YAML vs. Other Formats
Section titled “YAML vs. Other Formats”YAML is not the only way to serialize configuration data. Understanding its tradeoffs helps you choose the right format when you have a choice, and helps you understand why tools made the choices they did.
JSON (JavaScript Object Notation) and YAML are closely related. YAML 1.2 is actually a superset of JSON: any valid JSON file is valid YAML. The practical differences are:
- JSON requires quotes around all keys and string values; YAML block style often does not.
- JSON uses braces and brackets for structure; YAML block style usually uses indentation.
- JSON has no comment syntax; YAML uses
#. - JSON is more explicit and less ambiguous; YAML’s flexibility (the Norway problem, implicit type coercion) introduces edge cases.
- JSON is the default format for APIs and most machine-to-machine communication. YAML is preferred when humans write and read the file frequently.
GitHub Actions, Ansible, and Kubernetes all have JSON equivalents of their YAML formats. You will almost never use them, because the verbosity makes large files painful to maintain.
TOML (Tom’s Obvious Minimal Language) is common in Rust, Python, and Go project configuration (Cargo.toml, pyproject.toml). It is simpler than YAML for flat key-value data and strongly typed (no implicit coercions), but its nested table syntax becomes awkward for deeply hierarchical data like Kubernetes manifests. You will not write TOML in this course, but you will encounter it in project configuration files.
INI and .env Files
Section titled “INI and .env Files”INI files ([section] headers with key = value pairs) are the oldest format in common use: systemd unit files and many legacy Linux daemons use them. .env files (bare KEY=VALUE with no sections) are used by Docker Compose and shell scripts for environment variable injection. Both formats are simpler than YAML but have no support for nesting or lists.

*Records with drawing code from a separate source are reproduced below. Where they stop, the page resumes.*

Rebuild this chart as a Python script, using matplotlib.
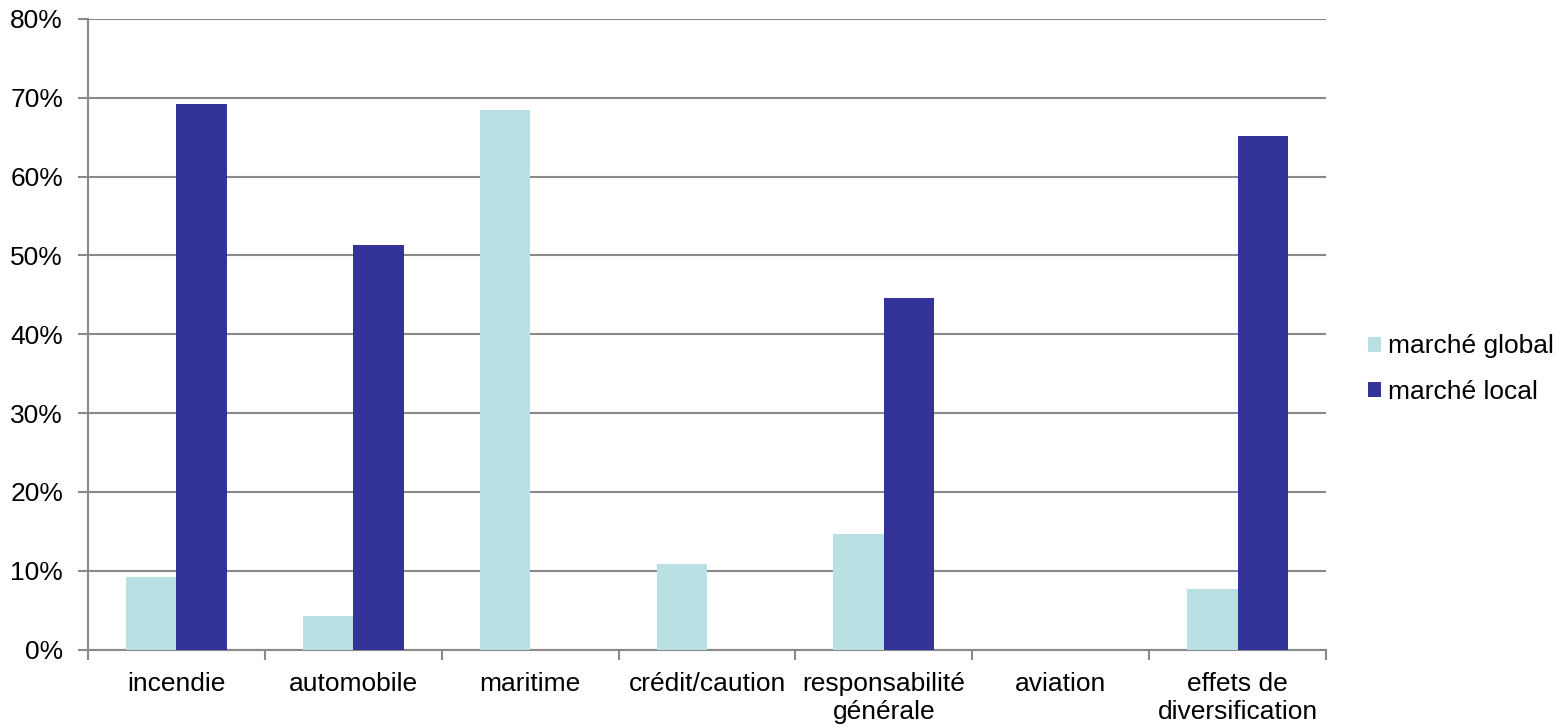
import matplotlib
matplotlib.use("Agg")
import matplotlib.pyplot as plt
from matplotlib.ticker import FuncFormatter, FixedLocator
from matplotlib.patches import Patch
import numpy as np

categories = ["incendie", "automobile", "maritime", "crédit/caution",
              "responsabilité\ngénérale", "aviation", "effets de\ndiversification"]
marche_global = [9.2, 4.3, 68.4, 10.9, 14.7, 0.0, 7.7]
marche_local = [69.2, 51.3, 0.0, 0.0, 44.6, 0.0, 65.2]
series_names = ["marché global", "marché local"]
yticks = [0, 10, 20, 30, 40, 50, 60, 70, 80]

col_global = "#B9E0E3"
col_local = "#343397"
grid_col = "#898989"
fs = 19

plt.rcParams["font.family"] = ["Liberation Sans", "DejaVu Sans"]
fig = plt.figure(figsize=(15.67, 7.28), dpi=100)
W, H = 1567, 728
ax = fig.add_axes([88 / W, 1 - 649.5 / H, (1326 - 88) / W, (649.5 - 19) / H])

x = np.arange(len(categories))
bw = 0.285
ax.bar(x - bw / 2, marche_global, bw, color=col_global, zorder=3)
ax.bar(x + bw / 2, marche_local, bw, color=col_local, zorder=3)

ax.set_xlim(-0.5, len(categories) - 0.5)
ax.set_ylim(0, 80)
ax.set_yticks(yticks)
ax.yaxis.set_major_formatter(FuncFormatter(lambda v, p: f"{v:.0f}%"))
ax.yaxis.grid(True, color=grid_col, linewidth=1.5, zorder=0)

ax.xaxis.set_major_locator(FixedLocator(np.arange(-0.5, len(categories), 1.0)))
ax.xaxis.set_major_formatter(FuncFormatter(lambda v, p: ""))
ax.xaxis.set_minor_locator(FixedLocator(x))
ax.set_xticklabels(categories, minor=True)

for s in ["top", "right"]:
    ax.spines[s].set_visible(False)
for s in ["left", "bottom"]:
    ax.spines[s].set_color(grid_col)
    ax.spines[s].set_linewidth(1.5)

ax.tick_params(axis="y", which="major", length=7, width=1.5, color=grid_col,
               labelsize=fs, pad=11)
ax.tick_params(axis="x", which="major", length=7, width=1.5, color=grid_col)
ax.tick_params(axis="x", which="minor", length=0, labelsize=fs, pad=16)
for lbl in ax.get_xticklabels(minor=True):
    lbl.set_linespacing(1.2)

handles = [Patch(facecolor=col_global, label=series_names[0]),
           Patch(facecolor=col_local, label=series_names[1])]
fig.legend(handles=handles, loc="center left", bbox_to_anchor=(1368 / W, 1 - 369 / H),
           frameon=False, fontsize=fs, handlelength=0.5, handleheight=0.5,
           handletextpad=0.25, labelspacing=0.8, borderaxespad=0, borderpad=0)

fig.savefig("out.png", dpi=100, facecolor="white")
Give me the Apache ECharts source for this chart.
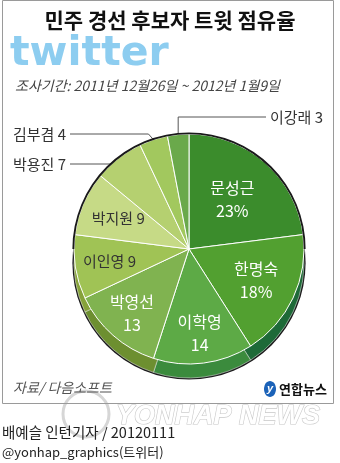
<!DOCTYPE html>
<html><head><meta charset="utf-8">
<script src="https://cdn.jsdelivr.net/npm/echarts@6/dist/echarts.min.js"></script>
<style>html,body{margin:0;padding:0;background:#fff}#c{width:340px;height:463px}</style>
</head><body><div id="c"></div>
<script>
const categories = ['문성근','한명숙','이학영','박영선','이인영','박지원','박용진','김부겸','이강래'];
const shares = [23,18,14,13,9,9,7,4,3];
const percentLabelIdx = [0,1];          // labels shown with %
const twoLineIdx = [0,1,2,3];           // name over value
const outsideIdx = [6,7,8];             // labels outside with leader lines
const titleText = '민주 경선 후보자 트윗 점유율';
const periodText = '조사기간: 2011년 12월26일 ~ 2012년 1월9일';
const sourceText = '자료/ 다음소프트';
const creditText = '배예슬 인턴기자 / 20120111';
const twitterText = '@yonhap_graphics(트위터)';

const topColors = ['#3b8c2c','#52a030','#5daa46','#80b350','#a0c355','#c6da86','#b5d070','#a2c85e','#6aa94b'];
const sideColors = ['#2a6c22','#1e6a38','#3b8b3d','#6d8f30','#86a23a','#94ac45','#90aa45','#7ea040','#4a8a3a'];

const CX = 189, CY = 249, R = 115, DEPTH = 14;
const labelRatio = [0.57, 0.645, 0.74, 0.75, 0.70, 0.67];

const total = shares.reduce((a,b)=>a+b,0);
const mids = []; let acc = 0;
shares.forEach(v => { mids.push((acc + v/2) / total * 360); acc += v; });

const chart = echarts.init(document.getElementById('c'), null, {renderer:'canvas'});
const FONT = '"Noto Sans CJK KR", "Noto Sans", sans-serif';

const topData = categories.map((n,i) => {
  const inside = outsideIdx.indexOf(i) < 0;
  const white = twoLineIdx.indexOf(i) >= 0;
  return {
    name: n, value: shares[i],
    itemStyle: {color: topColors[i]},
    label: {
      show: true,
      position: inside ? 'inside' : 'outside',
      color: white ? '#ffffff' : '#333333',
      fontSize: white ? 16 : 15,
      lineHeight: 23,
      fontFamily: FONT
    },
    labelLine: {show: !inside, lineStyle: {color: '#555', width: 1}}
  };
});
const sideData = categories.map((n,i) => ({name: n, value: shares[i], itemStyle: {color: sideColors[i]}}));

function fmt(p){
  const i = p.dataIndex;
  const val = shares[i] + (percentLabelIdx.indexOf(i) >= 0 ? '%' : '');
  return p.name + (twoLineIdx.indexOf(i) >= 0 ? '\n' : ' ') + val;
}

function rad(d){ return d * Math.PI / 180; }

chart.setOption({
  animation: false,
  graphic: [
    {type:'rect', shape:{x:2.5, y:0.5, width:331, height:403}, style:{fill:'none', stroke:'#9a9a9a', lineWidth:1}, z:0},
    {type:'text', x:170, y:20, style:{text: titleText, font:'bold 21px ' + FONT, fill:'#111', align:'center', verticalAlign:'middle'}},
    {type:'text', x:10, y:54, style:{text:'twitter', font:'bold 41px "DejaVu Sans", sans-serif', fill:'#8dcdf0', align:'left', verticalAlign:'middle'}},
    {type:'text', x:15, y:86, style:{text: periodText, font:'italic 14px ' + FONT, fill:'#444', align:'left', verticalAlign:'middle'}},
    {type:'text', x:13, y:388, style:{text: sourceText, font:'italic 14px ' + FONT, fill:'#555', align:'left', verticalAlign:'middle'}},
    {type:'ellipse', shape:{cx:270, cy:389, rx:6, ry:8}, style:{fill:'#1b62b8'}},
    {type:'text', x:270, y:389, style:{text:'y', font:'italic bold 11px sans-serif', fill:'#fff', align:'center', verticalAlign:'middle'}},
    {type:'text', x:279, y:389, style:{text:'연합뉴스', font:'bold 13px ' + FONT, fill:'#111', align:'left', verticalAlign:'middle'}},
    {type:'circle', shape:{cx:86, cy:414, r:23}, style:{fill:'none', stroke:'#d6d6d6', lineWidth:3}, z:-1},
    {type:'text', x:218, y:417, style:{text:'YONHAP NEWS', font:'italic bold 27px "Liberation Sans", sans-serif', fill:'#ffffff', stroke:'#c8c8c8', lineWidth:1.2, align:'center', verticalAlign:'middle'}, z:-1},
    {type:'text', x:2, y:432, style:{text: creditText, font:'14.5px ' + FONT, fill:'#222', align:'left', verticalAlign:'middle'}},
    {type:'text', x:2, y:452, style:{text: twitterText, font:'13px ' + FONT, fill:'#222', align:'left', verticalAlign:'middle'}}
  ],
  series: [
    {type:'pie', silent:true, center:[CX, CY+DEPTH], radius:R+1.6, label:{show:false}, labelLine:{show:false},
     data:[{value:1, itemStyle:{color:'#1a1a1a'}}], z:1},
    {type:'pie', silent:true, center:[CX, CY+DEPTH], radius:R, startAngle:90, clockwise:true,
     label:{show:false}, labelLine:{show:false}, avoidLabelOverlap:false,
     itemStyle:{borderColor:'rgba(255,255,255,0.6)', borderWidth:0.8}, data: sideData, z:2},
    {type:'pie', silent:true, center:[CX, CY], radius:R, startAngle:90, clockwise:true,
     avoidLabelOverlap:false,
     itemStyle:{borderColor:'#ffffff', borderWidth:1},
     label:{formatter: fmt},
     data: topData, z:3,
     labelLayout: function(p){
       const i = p.dataIndex;
       const a = rad(mids[i]);
       if (i < 6) {
         const rr = R * labelRatio[i];
         return {x: CX + rr*Math.sin(a), y: CY - rr*Math.cos(a), align:'center', verticalAlign:'middle'};
       }
       if (i === 6) {
         const ty = 164;
         const ex = CX - Math.sqrt(R*R - (ty-CY)*(ty-CY));
         return {x: 66, y: ty, align:'right', verticalAlign:'middle', labelLinePoints:[[ex, ty],[ex, ty],[70, ty]]};
       }
       if (i === 7) {
         const ex = CX + R*Math.sin(a), ey = CY - R*Math.cos(a);
         return {x: 66, y: 134, align:'right', verticalAlign:'middle', labelLinePoints:[[ex, ey],[ex-5, 134],[70, 134]]};
       }
       const ex = CX + R*Math.sin(a), ey = CY - R*Math.cos(a);
       return {x: 270, y: 117, align:'left', verticalAlign:'middle', labelLinePoints:[[ex, ey],[ex, 117],[266, 117]]};
     }},
    {type:'pie', silent:true, center:[CX, CY], radius:[R-0.3, R+1.6], startAngle:180, clockwise:true,
     label:{show:false}, labelLine:{show:false},
     data:[{value:1, itemStyle:{color:'#1a1a1a'}},{value:1, itemStyle:{color:'rgba(0,0,0,0)'}}], z:4}
  ]
});
</script></body></html>
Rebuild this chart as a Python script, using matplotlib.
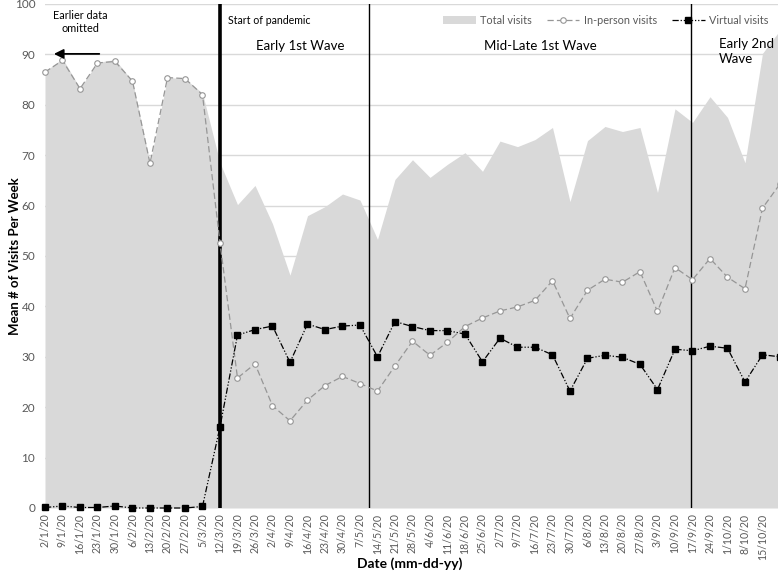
import matplotlib
matplotlib.use("Agg")
import matplotlib.pyplot as plt
import numpy as np

plt.rcParams['font.family'] = ['Lato', 'DejaVu Sans']

# weekly dates (the last week, 22/10/20, falls just past the visible edge)
dates = ["2/1/20", "9/1/20", "16/1/20", "23/1/20", "30/1/20", "6/2/20", "13/2/20",
         "20/2/20", "27/2/20", "5/3/20", "12/3/20", "19/3/20", "26/3/20", "2/4/20",
         "9/4/20", "16/4/20", "23/4/20", "30/4/20", "7/5/20", "14/5/20", "21/5/20",
         "28/5/20", "4/6/20", "11/6/20", "18/6/20", "25/6/20", "2/7/20", "9/7/20",
         "16/7/20", "23/7/20", "30/7/20", "6/8/20", "13/8/20", "20/8/20", "27/8/20",
         "3/9/20", "10/9/20", "17/9/20", "24/9/20", "1/10/20", "8/10/20", "15/10/20",
         "22/10/20"]

total = [86.6, 89.2, 83.3, 88.4, 89.0, 84.7, 68.4, 85.4, 85.2, 82.3, 68.5, 60.2,
         64.0, 56.4, 46.2, 58.0, 59.8, 62.3, 61.1, 53.3, 65.2, 69.1, 65.6, 68.2,
         70.5, 66.8, 72.8, 71.7, 73.1, 75.5, 60.8, 72.9, 75.7, 74.7, 75.5, 62.6,
         79.2, 76.5, 81.6, 77.5, 68.5, 90.2, 94.8]

in_person = [86.5, 88.8, 83.2, 88.3, 88.6, 84.7, 68.4, 85.4, 85.2, 82.0, 52.6, 25.8,
             28.6, 20.3, 17.3, 21.4, 24.3, 26.1, 24.7, 23.2, 28.2, 33.1, 30.3, 32.9,
             36.0, 37.7, 39.1, 39.9, 41.2, 45.1, 37.6, 43.2, 45.4, 44.8, 46.9, 39.0,
             47.7, 45.3, 49.5, 45.8, 43.5, 59.5, 64.3]

virtual = [0.1, 0.4, 0.1, 0.1, 0.4, 0.0, 0.0, 0.0, 0.0, 0.3, 16.1, 34.3,
           35.4, 36.1, 28.9, 36.5, 35.4, 36.1, 36.3, 30.0, 37.0, 36.0, 35.2, 35.2,
           34.5, 29.0, 33.7, 31.9, 31.9, 30.4, 23.2, 29.7, 30.3, 29.9, 28.5, 23.5,
           31.5, 31.2, 32.1, 31.7, 25.0, 30.4, 30.0]

pandemic_start = 10
phase_lines = [18.5, 36.9]

x = np.arange(len(dates))

fig = plt.figure(figsize=(7.78, 5.77), dpi=100)
ax = fig.add_axes([45 / 778, 69 / 577, 733 / 778, 504 / 577])

ax.set_axisbelow(True)
ax.yaxis.grid(True, color="#d9d9d9", linewidth=1)
ax.fill_between(x, total, 0, color="#d9d9d9", linewidth=0, zorder=1, label="Total visits")

ax.axvline(pandemic_start, color="black", linewidth=2.6, zorder=2)
for p in phase_lines:
    ax.axvline(p, color="black", linewidth=1.0, zorder=2)

ax.plot(x, in_person, color="#969696", linestyle=(0, (5, 2.5)), linewidth=0.9,
        marker="o", markersize=4, markerfacecolor="white", markeredgecolor="#969696",
        markeredgewidth=0.8, zorder=3, clip_on=False, label="In-person visits")
ax.plot(x, virtual, color="black", linestyle=(0, (5, 1.5, 1, 1.5, 1, 1.5)), linewidth=0.9,
        marker="s", markersize=4.6, markerfacecolor="black", markeredgecolor="black",
        zorder=4, clip_on=False, label="Virtual visits")

ax.set_xlim(0, 41.886)
ax.set_ylim(0, 100)
ax.set_yticks(range(0, 101, 10))
ax.set_xticks(x[:-1])
ax.set_xticklabels(dates[:-1], rotation=90)
ax.tick_params(axis="both", length=0, colors="#595959")
ax.tick_params(axis="x", pad=4, labelsize=7.6)
ax.tick_params(axis="y", pad=7, labelsize=8.5)
for s in ax.spines.values():
    s.set_visible(False)

ax.set_ylabel("Mean # of Visits Per Week", fontsize=9.5, fontweight="bold")
ax.yaxis.set_label_coords(-0.033, 0.5)
ax.set_xlabel("Date (mm-dd-yy)", fontsize=10, fontweight="bold")
ax.xaxis.set_label_coords(0.498, -0.098)

ax.text(2.0, 96.4, "Earlier data\nomitted", ha="center", va="center", fontsize=7.8)
ax.annotate("", xy=(0.35, 90.1), xytext=(3.26, 90.1),
            arrowprops=dict(arrowstyle="-|>", color="black", lw=1.3, mutation_scale=14))
ax.text(10.45, 96.8, "Start of pandemic", ha="left", va="center", fontsize=7.6)
ax.text(14.6, 91.7, "Early 1st Wave", ha="center", va="center", fontsize=9.5)
ax.text(28.3, 91.7, "Mid-Late 1st Wave", ha="center", va="center", fontsize=9.5)
ax.text(38.5, 90.6, "Early 2nd\nWave", ha="left", va="center", fontsize=9.5,
        linespacing=1.3)

ax.legend(loc="center right", bbox_to_anchor=(1.0, 0.968), ncol=3, frameon=False,
          fontsize=7.8, handlelength=3.0, columnspacing=1.4, handletextpad=0.4,
          labelcolor="#595959")

fig.savefig("out.png", dpi=100)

HCL (HashiCorp Configuration Language) is Terraform’s format. It looks superficially similar to JSON but is designed specifically for infrastructure configuration: it supports comments, expressions, function calls, and references between resources. Terraform chose HCL over YAML specifically to give operators a language expressive enough for conditional logic and interpolation without requiring a full programming language. The Infrastructure as Code lecture covers HCL in detail.